IT IS one of the birthplaces of the Scotch whisky industry once famed for illicit distilling and smuggling.

Located on the eastern fringes of rural Speyside, Cabrach, known as one of the top thirty most remote zones in mainland Scotland, was seen as a 'legendary haunt of distillers' in the 18th century at the height of clandestine whisky production.

Now there are plans to mark that murky whisky heritage with a new £6.5 million visitor attraction in the Cabrach.

Designs for the heritage centre have been unveiled which will include a museum of illicit whisky and smuggling, a learning centre and a historic working distillery which would have been in operation in the 1830s.

The Cabrach Trust say that the centre will showcase the key part this significant 80 square mile area has played in Scottish history, with work on the project due to begin later this year for completion in two years time.

It previously decided that it would used historical methods in the working distillery to create their very own Cabrach whisky that was true to the past.

Constructed at Inverharroch Farm, it is expected to attract around 20,000 visitors a year and provide the equivalent of ten full time jobs.

Heritage manager of the Cabrach Trust, Dr Peter Bye Jensen said: “It’s exciting to see our plans for the Cabrach taking a big step closer with the architectural designs for our Heritage Centre.


How the site looks now

"The Cabrach has played a central role in Scottish history. It was the home of Jacobite rebels, its illegal whisky trade led to the Scotch whisky industry we know today, and its people fought in the country’s great wars but all this was in danger of being forgotten.

"The Heritage Centre will bring that history to life and unveil the secrets of the Cabrach through interactive exhibits where visitors will travel back in time to experience life in this harsh but beautiful place.”

The project took shape two years ago after researchers commissioned by the Cabrach Trust discovered a former illicit whisky bothy built into the side of a hill and thought to date back to the early 1800s.

Sheltered by a small crag and built into the side of the hill, the secret bothy offering smugglers an excellent vantage point to keep an eye out for excise men on the nearby highway.

The centre makes use of those existing traditional farm steadings.

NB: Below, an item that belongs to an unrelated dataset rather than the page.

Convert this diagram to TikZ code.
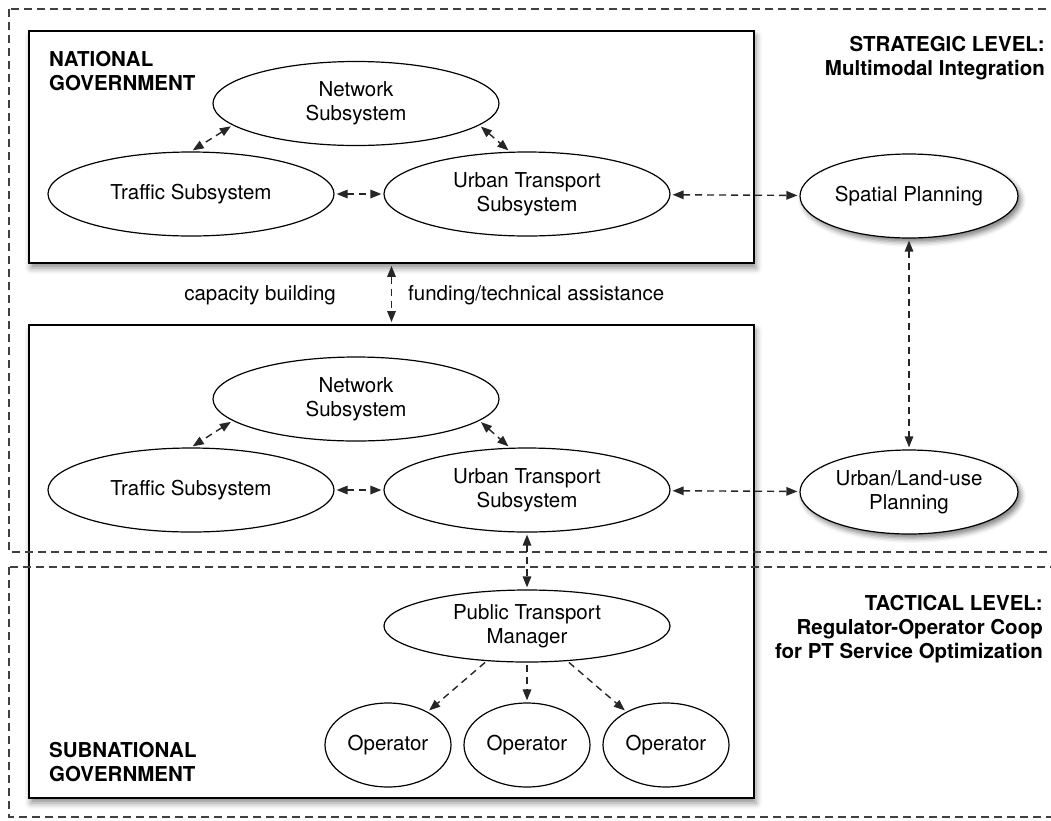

Peter McIlhenny, partner at LDN Architects, which has put together the design, said: “This project will transform an existing ancient steading into a visitor attraction, centred around a museum and distillery. Our design adapts the existing range of buildings in a delicate way, whilst incorporating a completely new 21st century building containing the reception, tasting room, shop, café and multi-purpose spaces.

"Those new spaces are tuned to visitor needs while taking full advantage of the magnificent panoramic outlook of the setting. Great care has been brought to the selection and placing of materials to both old and new.”


The distillery received £125,000 from the William Grant Foundation, £25,000 from Foundation Scotland, and £110,000 from the Reekimlane Foundation. A further £50,000 came from an anonymous donor.

The funding from William Grant Foundation will go towards cultural heritage activities, refurbishing the buildings and preparing the site to allow preparatory works.

Additional funding for the project has come from a mix of social finance, grants and charitable trusts and foundations, with several other funding applications in progress.

The centre plans also included room for a shop, cafe, exhibition space and play area.

Cabrach, which means 'antler place' in Scottish Gaelic as a one time home of herds of red deer, is home to some of Scotland’s rarest wildlife and a once-secret nuclear bunker, among other attractions.

In 2011 it was given dark sky discovery site status. Because it is one of the most remote locations in Scotland, the lack of light pollution means it is one of the best places to stargaze.


It has also been described as a ‘living war memorial’ due to the large number of abandoned buildings in the area, largely left behind by families who lost menfolk in the First and Second World Wars But it was in the early 1800s that it gained its notoriety with reputedly at least one illegal still at every farm in the parish, although there is historical evidence of distilling being practiced as far back as the 1600’s..

Locals were said to have mixed farming and illicit distilling with consummate skill, using the remote landscape and difficult to access farms to create a well organised underground network of illicit stills and a communication network designed to dodge customs and excise raids.

The smugglers consequently distributed spirits locally, nationally and beyond and were known to have had skirmishes and even bloody battles with any figures of authority who tried to stop them.

The scale of the black market led to a change in the law in 1823 which legalised commercial whisky stills, creating the global Scotch whisky success story we know now. By the mid 1800’s there were three licensed distilleries.